(Code that draws figures)
-- -- --
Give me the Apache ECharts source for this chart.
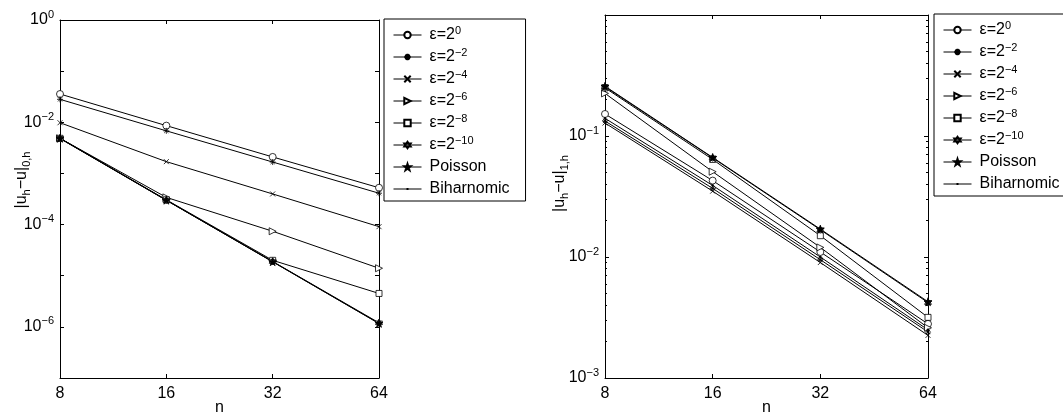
<!DOCTYPE html>
<html>
<head>
<meta charset="utf-8">
<script src="https://cdn.jsdelivr.net/npm/echarts@6/dist/echarts.min.js"></script>
<style>
  html, body { margin: 0; padding: 0; background: #fff; }
  #chart { width: 1063px; height: 415px; }
</style>
</head>
<body>
<div id="chart"></div>
<script>
// mesh sizes
var nValues = [8, 16, 32, 64];
var seriesNames = ['ε=2^0', 'ε=2^-2', 'ε=2^-4', 'ε=2^-6', 'ε=2^-8', 'ε=2^-10', 'Poisson', 'Biharnomic'];

// |u_h - u|_{0,h}  (left panel)
var l2Eps0 = [3.57e-2, 8.6e-3, 2.1e-3, 5.25e-4];
var l2Eps2 = [2.81e-2, 6.8e-3, 1.67e-3, 4.1e-4];
var l2Eps4 = [9.8e-3, 1.7e-3, 3.97e-4, 9.1e-5];
var l2Eps6 = [4.86e-3, 3.4e-4, 7.4e-5, 1.4e-5];
var l2Eps8 = [4.86e-3, 3.05e-4, 2.0e-5, 4.5e-6];
var l2Eps10 = [4.86e-3, 3.0e-4, 1.9e-5, 1.2e-6];
var l2Poisson = [4.86e-3, 3.0e-4, 1.88e-5, 1.17e-6];
var l2Biharm = [4.8e-3, 2.98e-4, 1.87e-5, 1.16e-6];

// |u_h - u|_{1,h}  (right panel)
var h1Eps0 = [0.152, 0.0428, 0.0110, 2.8e-3];
var h1Eps2 = [0.133, 0.0369, 0.0095, 2.4e-3];
var h1Eps4 = [0.128, 0.035, 0.0090, 2.25e-3];
var h1Eps6 = [0.225, 0.0507, 0.0120, 2.6e-3];
var h1Eps8 = [0.25, 0.064, 0.0150, 3.17e-3];
var h1Eps10 = [0.255, 0.066, 0.0168, 4.2e-3];
var h1Poisson = [0.258, 0.0665, 0.0170, 4.27e-3];
var h1Biharm = [0.14, 0.039, 0.0100, 2.5e-3];

// minor tick values on the right panel
var rightMinorTicks = [2e-3, 3e-3, 4e-3, 5e-3, 6e-3, 7e-3, 8e-3, 9e-3,
  2e-2, 3e-2, 4e-2, 5e-2, 6e-2, 7e-2, 8e-2, 9e-2,
  0.2, 0.3, 0.4, 0.5, 0.6, 0.7, 0.8, 0.9];

var FONT = 'Liberation Sans';

var markers = {
  'ε=2^0': { symbol: 'circle', size: 7, fill: '#fff' },
  'ε=2^-2': { symbol: 'path://M0,-5L0,5M-5,0L5,0M-3.5,-3.5L3.5,3.5M-3.5,3.5L3.5,-3.5', size: 6, fill: 'none' },
  'ε=2^-4': { symbol: 'path://M-5,-5L5,5M-5,5L5,-5', size: 5, fill: 'none' },
  'ε=2^-6': { symbol: 'path://M0,0L10,5L0,10Z', size: 7, fill: '#fff' },
  'ε=2^-8': { symbol: 'rect', size: 6, fill: '#fff' },
  'ε=2^-10': { symbol: 'path://M0,-6L5.2,3L-5.2,3ZM0,6L5.2,-3L-5.2,-3Z', size: 7, fill: '#fff' },
  'Poisson': { symbol: 'path://M0,-10L2.35,-3.24L9.51,-3.09L3.8,1.24L5.88,8.09L0,4L-5.88,8.09L-3.8,1.24L-9.51,-3.09L-2.35,-3.24Z', size: 8, fill: '#000' },
  'Biharnomic': { symbol: 'circle', size: 2, fill: '#000' }
};

function richName(s) {
  var m = s.match(/^(.*)\^(.*)$/);
  if (!m) return s;
  return m[1] + '{sup|' + m[2].replace('-', '\u2212') + '}';
}

function decadeLabel(v, keep) {
  var e = Math.round(Math.log10(v));
  if (!keep(e)) return '';
  return '10{sup|' + String(e).replace('-', '\u2212') + '}';
}

var richSup = {
  sup: { fontSize: 11, fontFamily: FONT, color: '#000', lineHeight: 2, verticalAlign: 'top' }
};
var richSub = {
  sub: { fontSize: 11, fontFamily: FONT, color: '#000', lineHeight: 8, verticalAlign: 'bottom' }
};

function xAxisPair(gridIndex) {
  var base = {
    type: 'log', logBase: 2, min: 8, max: 64, gridIndex: gridIndex,
    axisLine: { lineStyle: { color: '#000', width: 1 } },
    axisTick: { inside: true, length: 4, lineStyle: { color: '#000' } },
    splitLine: { show: false }
  };
  return [
    Object.assign({}, base, {
      position: 'bottom',
      name: 'n', nameLocation: 'middle', nameGap: 22, nameMoveOverlap: false,
      nameTextStyle: { fontFamily: FONT, fontSize: 16, color: '#000' },
      axisLabel: {
        fontFamily: FONT, fontSize: 16, color: '#000', margin: 8,
        formatter: function (v) { return String(Math.round(v)); }
      }
    }),
    Object.assign({}, base, { position: 'top', axisLabel: { show: false } })
  ];
}

function yAxisSet(gridIndex, min, max, keepLabel, title, gap, shift, minors) {
  var base = {
    type: 'log', logBase: 10, min: min, max: max, gridIndex: gridIndex,
    axisLine: { lineStyle: { color: '#000', width: 1 } },
    axisTick: { inside: true, length: 4, lineStyle: { color: '#000' } },
    splitLine: { show: false }
  };
  var list = [
    Object.assign({}, base, {
      position: 'left',
      name: title, nameLocation: 'middle', nameRotate: 90, nameGap: gap, nameMoveOverlap: false,
      nameTextStyle: {
        fontFamily: FONT, fontSize: 16, color: '#000', lineHeight: 20,
        padding: [0, 0, 0, shift], rich: richSub
      },
      axisLabel: {
        fontFamily: FONT, fontSize: 16, color: '#000', margin: 6, lineHeight: 22,
        rich: richSup,
        formatter: function (v) { return decadeLabel(v, keepLabel); }
      }
    }),
    Object.assign({}, base, { position: 'right', axisLabel: { show: false } })
  ];
  if (minors) {
    ['left', 'right'].forEach(function (pos) {
      list.push(Object.assign({}, base, {
        position: pos,
        axisLine: { show: false },
        axisLabel: { show: false },
        axisTick: { inside: true, length: 2, lineStyle: { color: '#000' }, customValues: minors }
      }));
    });
  }
  return list;
}

function lineSeries(name, values, xi, yi) {
  var mk = markers[name];
  return {
    name: name, type: 'line',
    xAxisIndex: xi, yAxisIndex: yi,
    data: nValues.map(function (n, i) { return [n, values[i]]; }),
    symbol: mk.symbol, symbolSize: mk.size, showSymbol: true,
    lineStyle: { color: '#000', width: 1 },
    itemStyle: { color: mk.fill, borderColor: '#000', borderWidth: 0.8 },
    emphasis: { disabled: true },
    animation: false
  };
}

var leftData = [l2Eps0, l2Eps2, l2Eps4, l2Eps6, l2Eps8, l2Eps10, l2Poisson, l2Biharm];
var rightData = [h1Eps0, h1Eps2, h1Eps4, h1Eps6, h1Eps8, h1Eps10, h1Poisson, h1Biharm];

var series = [];
seriesNames.forEach(function (name, i) {
  series.push(lineSeries(name, leftData[i], 0, 0));
});
seriesNames.forEach(function (name, i) {
  series.push(lineSeries(name, rightData[i], 2, 2));
});

// legend entries: the plain line for Biharnomic gets a tiny dot like the plot marker
var legendEntries = seriesNames.map(function (name) {
  if (name === 'Biharnomic') {
    return {
      name: name,
      icon: 'path://M0,0.5L28,0.5L28,1.5L0,1.5ZM13,0L15,0L15,2L13,2Z',
      itemStyle: { color: '#000', borderWidth: 0 }
    };
  }
  return { name: name };
});

function legendAt(left, top) {
  return {
    data: legendEntries, orient: 'vertical', left: left, top: top,
    selectedMode: false,
    borderColor: '#000', borderWidth: 1, borderRadius: 0,
    padding: [6, 16, 2, 9],
    itemWidth: 28, itemHeight: 8, itemGap: 2,
    lineStyle: { width: 1, color: '#000' },
    textStyle: { fontFamily: FONT, fontSize: 16, color: '#000', lineHeight: 20, padding: [0, 0, 0, 3], rich: richSup },
    formatter: richName
  };
}

var option = {
  backgroundColor: '#fff',
  animation: false,
  grid: [
    { left: 60, top: 20, width: 319, height: 358, outerBoundsMode: 'none', containLabel: false },
    { left: 605, top: 15, width: 323, height: 363, outerBoundsMode: 'none', containLabel: false }
  ],
  legend: [legendAt(384, 19), legendAt(934, 14)],
  xAxis: xAxisPair(0).concat(xAxisPair(1)),
  yAxis: yAxisSet(0, 1e-7, 1, function (e) { return e % 2 === 0; },
      '|u{sub|h}\u2212u|{sub|0,h}', 28, 38, null)
    .concat(yAxisSet(1, 1e-3, 1, function (e) { return e !== 0; },
      '|u{sub|h}\u2212u|{sub|1,h}', 35, 26, rightMinorTicks)),
  series: series
};

var chart = echarts.init(document.getElementById('chart'), null, { renderer: 'canvas' });
chart.setOption(option);
</script>
</body>
</html>
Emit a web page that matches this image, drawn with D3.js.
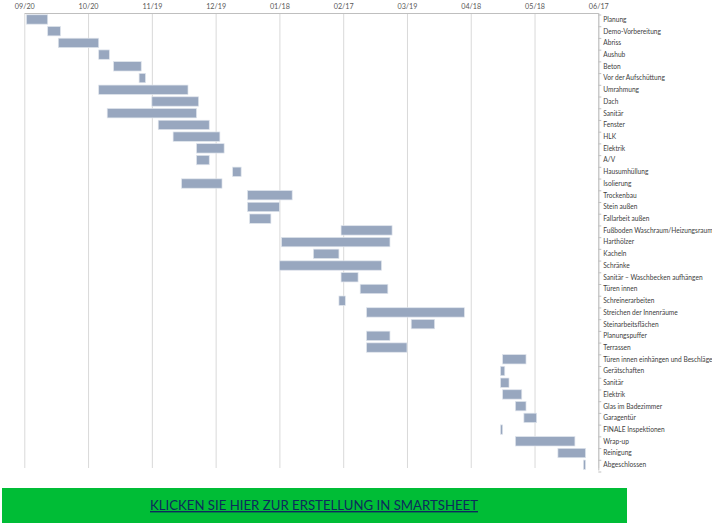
<!DOCTYPE html>
<html>
<head>
<meta charset="utf-8">
<script src="https://cdn.jsdelivr.net/npm/d3@7"></script>
<style>
  body { margin: 0; background: #fff; }
  svg { display: block; font-family: Lato, "Open Sans", sans-serif; }
</style>
</head>
<body>
<div id="chart"></div>
<script>
let width = 712, height = 527

// DATA
let tasks = ['Planung', 'Demo-Vorbereitung', 'Abriss', 'Aushub', 'Beton', 'Vor der Aufschüttung',
  'Umrahmung', 'Dach', 'Sanitär', 'Fenster', 'HLK', 'Elektrik', 'A/V', 'Hausumhüllung',
  'Isolierung', 'Trockenbau', 'Stein außen', 'Fallarbeit außen', 'Fußboden Waschraum/Heizungsraum',
  'Harthölzer', 'Kacheln', 'Schränke', 'Sanitär – Waschbecken aufhängen', 'Türen innen',
  'Schreinerarbeiten', 'Streichen der Innenräume', 'Steinarbeitsflächen', 'Planungspuffer',
  'Terrassen', 'Türen innen einhängen und Beschläge', 'Gerätschaften', 'Sanitär ', 'Elektrik ',
  'Glas im Badezimmer', 'Garagentür', 'FINALE Inspektionen', 'Wrap-up', 'Reinigung', 'Abgeschlossen']

let startDates = ['2016-09-21', '2016-10-01', '2016-10-06', '2016-10-25', '2016-11-01', '2016-11-13',
  '2016-10-25', '2016-11-19', '2016-10-29', '2016-11-22', '2016-11-29', '2016-12-10', '2016-12-10',
  '2016-12-27', '2016-12-03', '2017-01-03', '2017-01-03', '2017-01-04', '2017-02-16',
  '2017-01-19', '2017-02-03', '2017-01-18', '2017-02-16', '2017-02-25',
  '2017-02-15', '2017-02-28', '2017-03-21', '2017-02-28',
  '2017-02-28', '2017-05-03', '2017-05-02', '2017-05-02', '2017-05-03',
  '2017-05-09', '2017-05-13', '2017-05-02', '2017-05-09', '2017-05-29', '2017-06-10']

let durations = [10, 6, 19, 5, 13, 3,
  42, 22, 42, 24, 22, 13, 6, 4,
  19, 21, 15, 10, 24,
  51, 12, 48, 8, 13,
  3, 46, 11, 11,
  19, 11, 2, 4, 9,
  5, 6, 1, 28, 13, 1]

let tickLabels = ['09/20', '10/20', '11/19', '12/19', '01/18', '02/17', '03/19', '04/18', '05/18', '06/17']
let tickYears = [2016, 2016, 2016, 2016, 2017, 2017, 2017, 2017, 2017, 2017]

let bannerText = 'KLICKEN SIE HIER ZUR ERSTELLUNG IN SMARTSHEET'

// SCALES
let parse = d3.utcParse('%Y-%m-%d')
let tickDates = tickLabels.map((t, i) => parse(tickYears[i] + '-' + t.replace('/', '-')))

let margin = { top: 13, left: 24.3, right: 598.3, bottom: 470 }

let x = d3.scaleUtc()
  .domain([tickDates[0], tickDates[tickDates.length - 1]])
  .range([margin.left, margin.right])

let y = d3.scaleBand()
  .domain(tasks)
  .range([margin.top, margin.bottom])
  .paddingInner(0.2)
  .paddingOuter(0.1)

let svg = d3.select('#chart')
  .append('svg')
  .attr('width', width)
  .attr('height', height)

// GRID LINES
svg.append('g')
  .attr('class', 'grid')
  .attr('transform', 'translate(0,' + margin.top + ')')
  .call(d3.axisBottom(x)
    .tickValues(tickDates)
    .tickSize(margin.bottom - margin.top - 2)
    .tickFormat(''))
  .call(g => g.select('.domain').remove())
  .call(g => g.selectAll('.tick line').attr('stroke', '#d9d9d9'))

// TOP AXIS
let xAxis = svg.append('g')
  .attr('transform', 'translate(0,' + margin.top + ')')
  .call(d3.axisTop(x)
    .tickValues(tickDates)
    .tickSize(0)
    .tickPadding(4)
    .tickFormat((d, i) => tickLabels[i]))

xAxis.select('.domain').attr('stroke', '#bfbfbf')
xAxis.selectAll('text')
  .attr('fill', '#595959')
  .style('font-size', '7.2px')
  .style('font-family', 'Lato, sans-serif')

// BARS
let data = tasks.map((t, i) => {
  let s = parse(startDates[i])
  return { task: t, start: s, end: d3.utcDay.offset(s, durations[i]) }
})

svg.append('g')
  .selectAll('rect')
  .data(data)
  .enter().append('rect')
    .attr('x', d => x(d.start))
    .attr('y', d => y(d.task) + 0.6)
    .attr('width', d => Math.max(x(d.end) - x(d.start), 1.5))
    .attr('height', y.bandwidth())
    .attr('fill', '#98a7bf')
    .attr('stroke', '#dfe4ec')
    .attr('stroke-width', 0.7)

// RIGHT AXIS
let yAxis = svg.append('g')
  .attr('transform', 'translate(' + margin.right + ',0)')
  .call(d3.axisRight(y).tickSize(0).tickPadding(5))

yAxis.select('.domain').attr('stroke', '#bfbfbf')
yAxis.selectAll('.tick text')
  .attr('fill', '#404040')
  .attr('dy', '0.45em')
  .style('font-size', '6.6px')
  .style('font-family', 'Lato, sans-serif')

// tick marks sit between categories
let step = y.step()
let bounds = tasks.map(t => y(t) - step * y.paddingInner() / 2).concat([margin.bottom])
yAxis.selectAll('.bound')
  .data(bounds)
  .enter().append('line')
    .attr('class', 'bound')
    .attr('x1', 0)
    .attr('x2', 3)
    .attr('y1', d => d + 2)
    .attr('y2', d => d + 2)
    .attr('stroke', '#bfbfbf')

// BANNER
svg.append('rect')
  .attr('x', 2)
  .attr('y', 488)
  .attr('width', 625)
  .attr('height', 35)
  .attr('fill', '#00bd36')

svg.append('text')
  .attr('x', 314)
  .attr('y', 510)
  .attr('text-anchor', 'middle')
  .attr('textLength', 328)
  .attr('lengthAdjust', 'spacingAndGlyphs')
  .attr('fill', '#0d2b5c')
  .style('font-size', '14px')
  .style('font-family', 'Lato, sans-serif')
  .style('text-decoration', 'underline')
  .text(bannerText)
</script>
</body>
</html>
-- -- --
EXERCISE DESCRIPTION: Output exactly the span of lines from the top of the listing through the line holding "var FONT = 'Liberation Sans';", and leave every picture out.

SOLUTION FOR THIS EXERCISE:
Give me the Apache ECharts source for this chart.
<!DOCTYPE html>
<html>
<head>
<meta charset="utf-8">
<script src="https://cdn.jsdelivr.net/npm/echarts@6/dist/echarts.min.js"></script>
<style>
  html, body { margin: 0; padding: 0; background: #fff; }
  #chart { width: 1063px; height: 415px; }
</style>
</head>
<body>
<div id="chart"></div>
<script>
// mesh sizes
var nValues = [8, 16, 32, 64];
var seriesNames = ['ε=2^0', 'ε=2^-2', 'ε=2^-4', 'ε=2^-6', 'ε=2^-8', 'ε=2^-10', 'Poisson', 'Biharnomic'];

// |u_h - u|_{0,h}  (left panel)
var l2Eps0 = [3.57e-2, 8.6e-3, 2.1e-3, 5.25e-4];
var l2Eps2 = [2.81e-2, 6.8e-3, 1.67e-3, 4.1e-4];
var l2Eps4 = [9.8e-3, 1.7e-3, 3.97e-4, 9.1e-5];
var l2Eps6 = [4.86e-3, 3.4e-4, 7.4e-5, 1.4e-5];
var l2Eps8 = [4.86e-3, 3.05e-4, 2.0e-5, 4.5e-6];
var l2Eps10 = [4.86e-3, 3.0e-4, 1.9e-5, 1.2e-6];
var l2Poisson = [4.86e-3, 3.0e-4, 1.88e-5, 1.17e-6];
var l2Biharm = [4.8e-3, 2.98e-4, 1.87e-5, 1.16e-6];

// |u_h - u|_{1,h}  (right panel)
var h1Eps0 = [0.152, 0.0428, 0.0110, 2.8e-3];
var h1Eps2 = [0.133, 0.0369, 0.0095, 2.4e-3];
var h1Eps4 = [0.128, 0.035, 0.0090, 2.25e-3];
var h1Eps6 = [0.225, 0.0507, 0.0120, 2.6e-3];
var h1Eps8 = [0.25, 0.064, 0.0150, 3.17e-3];
var h1Eps10 = [0.255, 0.066, 0.0168, 4.2e-3];
var h1Poisson = [0.258, 0.0665, 0.0170, 4.27e-3];
var h1Biharm = [0.14, 0.039, 0.0100, 2.5e-3];

// minor tick values on the right panel
var rightMinorTicks = [2e-3, 3e-3, 4e-3, 5e-3, 6e-3, 7e-3, 8e-3, 9e-3,
  2e-2, 3e-2, 4e-2, 5e-2, 6e-2, 7e-2, 8e-2, 9e-2,
  0.2, 0.3, 0.4, 0.5, 0.6, 0.7, 0.8, 0.9];

var FONT = 'Liberation Sans';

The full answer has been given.